Amid impeachment drive, the pro-Trump search for dirt on Ukraine and the Bidens goes on

KYIV, Ukraine — While Congress heard closed-door testimony last week about President Donald Trump pushing Ukraine to investigate his opponents, Rudy Giuliani was holding his own private Ukraine meeting in his Manhattan office.

Giuliani, the Trump personal lawyer at the center of the firestorm as Trump faces likely impeachment, met with former Ukrainian diplomat Andriy Telizhenko, who alleges that Ukraine's government conspired with the Democratic National Committee to hurt Trump in 2016.

Far from keeping their heads down, those working in common cause with the president's and Giuliani's campaign to get Ukraine to investigate Trump's political opponents are moving ahead unabated, interviews in Kyiv and Washington with several of those involved reveal.

Read more about the search for Ukraine dirt.

Trump wants whistleblower to do what he wouldn't: Answer questions in person

President Donald Trump said Monday that written answers from the whistleblower to Congress would be unacceptable — although such answers were fine for the president when dealing with former special counsel Robert Mueller.

"The Whistleblower gave false information & dealt with corrupt politician Schiff," Trump tweeted. "He must be brought forward to testify. Written answers not acceptable! Where is the 2nd Whistleblower? He disappeared after I released the transcript. Does he even exist? Where is the informant? Con!"
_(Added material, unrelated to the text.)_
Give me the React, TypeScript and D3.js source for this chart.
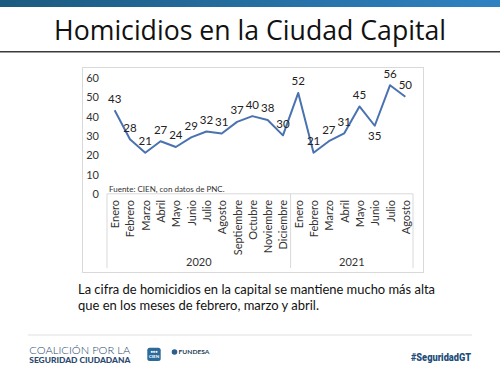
import React from "react";
import * as d3 from "d3";

const months2020 = ["Enero","Febrero","Marzo","Abril","Mayo","Junio","Julio","Agosto","Septiembre","Octubre","Noviembre","Diciembre"];
const months2021 = ["Enero","Febrero","Marzo","Abril","Mayo","Junio","Julio","Agosto"];
const values2020 = [43,28,21,27,24,29,32,31,37,40,38,30];
const values2021 = [52,21,27,31,45,35,56,50];
const years = ["2020","2021"];
const yTicks = [0,10,20,30,40,50,60];
const labelsBelow = [17];

const categories = [
  ...months2020.map((m) => ({ month: m, year: "2020" })),
  ...months2021.map((m) => ({ month: m, year: "2021" })),
];
const values = [...values2020, ...values2021];

export default function App() {
  const W = 500, H = 375;
  const x = d3.scaleBand<number>().domain(d3.range(categories.length)).range([107, 413]).padding(0);
  const y = d3.scaleLinear().domain([0, 60]).range([193.3, 77.5]);
  const cx = (i: number) => (x(i) as number) + x.bandwidth() / 2;
  const line = d3.line<number>().x((_, i) => cx(i)).y((d) => y(d));

  const groups = years.map((yr) => {
    const idx = categories.map((c, i) => (c.year === yr ? i : -1)).filter((i) => i >= 0);
    const start = x(idx[0]) as number;
    const end = (x(idx[idx.length - 1]) as number) + x.bandwidth();
    return { yr, start, end };
  });

  const font = "Lato, 'Open Sans', sans-serif";
  const axisColor = "#d9d9d9";
  const textColor = "#333";

  return (
    <svg width={W} height={H} style={{ position: "fixed", left: 0, top: 0 }} fontFamily={font}>
      <defs>
        <linearGradient id="topbar" x1="0" x2="1" y1="0" y2="0">
          <stop offset="0%" stopColor="#1c5a80" />
          <stop offset="100%" stopColor="#2f82c2" />
        </linearGradient>
      </defs>
      <rect x={0} y={0} width={W} height={H} fill="#fff" />
      <rect x={0} y={0} width={W} height={7} fill="url(#topbar)" />
      <text x={250} y={40} textAnchor="middle" fontSize={27} fill="#111" fontFamily="'Open Sans', sans-serif" textLength={392} lengthAdjust="spacingAndGlyphs">
        Homicidios en la Ciudad Capital
      </text>
      <line x1={0} x2={W} y1={51.7} y2={51.7} stroke="#3a3a3a" strokeWidth={1.5} />

      {/* chart box */}
      <rect x={82.5} y={67.5} width={341} height={205} fill="#fff" stroke="#d9d9d9" strokeWidth={1} />

      {/* y axis labels */}
      {yTicks.map((t) => (
        <text key={t} x={99} y={y(t)} textAnchor="end" dominantBaseline="central" fontSize={11} fill={textColor}>
          {t}
        </text>
      ))}

      {/* category axis */}
      <line x1={107} x2={413} y1={193.8} y2={193.8} stroke={axisColor} strokeWidth={1} />
      {groups.map((g, i) => (
        <g key={g.yr}>
          {i === 0 && <line x1={g.start} x2={g.start} y1={193.8} y2={268} stroke={axisColor} />}
          <line x1={g.end} x2={g.end} y1={193.8} y2={268} stroke={axisColor} />
          <text x={(g.start + g.end) / 2} y={261} textAnchor="middle" dominantBaseline="central" fontSize={11} fill={textColor}>
            {g.yr}
          </text>
        </g>
      ))}
      {categories.map((c, i) => (
        <text key={i} transform={`translate(${cx(i)},200) rotate(-90)`} textAnchor="end" dominantBaseline="central" fontSize={11} fill={textColor}>
          {c.month}
        </text>
      ))}

      <text x={109} y={189} fontSize={8} fill={textColor} dominantBaseline="central">Fuente: CIEN, con datos de PNC.</text>

      {/* line */}
      <path d={line(values) || ""} fill="none" stroke="#4a72b0" strokeWidth={2} strokeLinejoin="round" />
      {values.map((v, i) => (
        <text key={i} x={cx(i)} y={y(v) + (labelsBelow.includes(i) ? 10 : -12)} textAnchor="middle" dominantBaseline="central" fontSize={11.5} fill="#222">
          {v}
        </text>
      ))}

      {/* paragraph */}
      <text x={78} y={294} fontSize={13.5} fill="#111" textLength={357} lengthAdjust="spacingAndGlyphs">
        La cifra de homicidios en la capital se mantiene mucho más alta
      </text>
      <text x={78} y={309.5} fontSize={13.5} fill="#111" textLength={241} lengthAdjust="spacingAndGlyphs">
        que en los meses de febrero, marzo y abril.
      </text>

      {/* footer */}
      <line x1={28} x2={472} y1={335} y2={335} stroke="#e0e0e0" strokeWidth={1} />
      <text x={29.3} y={354} fontSize={9} fill="#2a4a6e" fontWeight={300} textLength={101} lengthAdjust="spacingAndGlyphs">COALICIÓN POR LA</text>
      <text x={29.3} y={363} fontSize={7} fill="#2a4a6e" fontWeight={900} textLength={101} lengthAdjust="spacingAndGlyphs">SEGURIDAD CIUDADANA</text>
      <rect x={147.3} y={347.7} width={13.4} height={13.4} rx={2.5} fill="#2b6a9a" />
      <text x={154} y={357.5} fontSize={4.5} fill="#fff" fontWeight={700} textAnchor="middle">CIEN</text>
      <text x={154} y={352.5} fontSize={4} fill="#fff" textAnchor="middle">●●●</text>
      <circle cx={174.5} cy={352} r={2.8} fill="#2b5f8f" />
      <text x={178.5} y={354} fontSize={6} fill="#2a3f5c" fontWeight={700} textLength={31} lengthAdjust="spacingAndGlyphs">FUNDESA</text>
      <text x={471} y={360.5} fontSize={10.5} fill="#1d4e7a" fontWeight={900} textAnchor="end" fontFamily="'Roboto', sans-serif" textLength={60} lengthAdjust="spacingAndGlyphs">#SeguridadGT</text>
    </svg>
  );
}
Trump was responding to news that Mark Zaid, the attorney for both known whistleblowers who came forward with concerns about Trump's conduct toward Ukraine, said the first whistleblower offered to provide written answers to House investigators to protect his or her identity. Zaid told NBC News on Sunday that he had not yet received a substantive response from House Intelligence Committee Republicans about his offer.